The U.S. Court of Appeals for the 5th Circuit denied Wednesday the request by AARP and state attorney's general from California, New York and Oregon to intervene after the court ruled to vacate the Labor Department fiduciary rule.
The court did not explain its order, stating that the motions were denied.
AARP told the court Tuesday that the Labor Department's failure to appeal the court's ruling vacating the rule opened the door for intervention by the retiree advocacy group.
"Although the government once 'vigorously defended' the rule, … it no longer does so here now that the rehearing deadline has passed," AARP said, referring to Labor being required to file an appeal by April 30.
"Under standard intervention principles, that turn of events warrants granting AARP's motion to intervene," AARP attorneys Mary Ellen Signorille and Deepak Gupta wrote.
AARP along with state attorneys general from California, Oregon and New York filed motions on April 28 to intervene in the case.
AARP said in a Wednesday statement that the group is "disappointed in today's court decision denying AARP the right to intervene in the Fifth Circuit case to protect the retirement advice provided to our members and other Americans saving for retirement," adding that AARP "will continue its efforts to fight on behalf of consumers who want financial advice in their best interest."
Eugene Scalia, the lead Gibson, Dunn & Crutcher attorney who argued against Labor's rule before the 5th Circuit and represents the plaintiffs — including the U.S. Chamber of Commerce, the Securities Industry and Financial Markets Association and the Financial Services Institute — argued in an April 30 filing with the court that AARP and the state attorneys general "have delayed until the last moment to file intervention motions to seek rehearing en banc," adding that their delay "is unjustifiable" and should be denied.
Scalia also argued that the AARP and state AGs' requests failed to satisfy the standard for emergency relief.
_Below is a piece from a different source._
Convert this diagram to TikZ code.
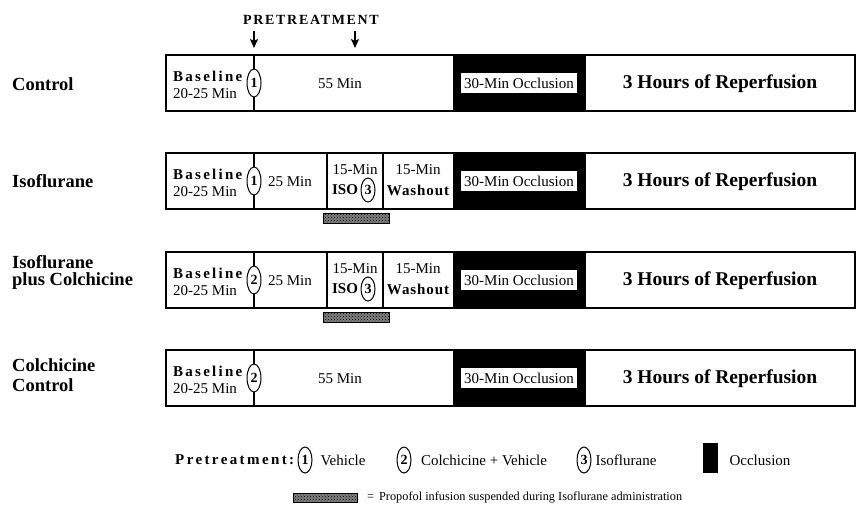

Chamber, FSI, Financial Services Roundtable, Insured Retirement Institute and SIFMA released a statement after the 5th Circuit ruling that the groups "are pleased the Fifth Circuit denied the motions to intervene, and that the Department of Labor's unlawful 2016 fiduciary rule is at an end." The SEC, not the DOL, the groups said, "is the appropriate regulator in this area, and we look forward to working with the SEC on the current proposed rulemaking to establish a best interest standard across all accounts, and not just retirement accounts."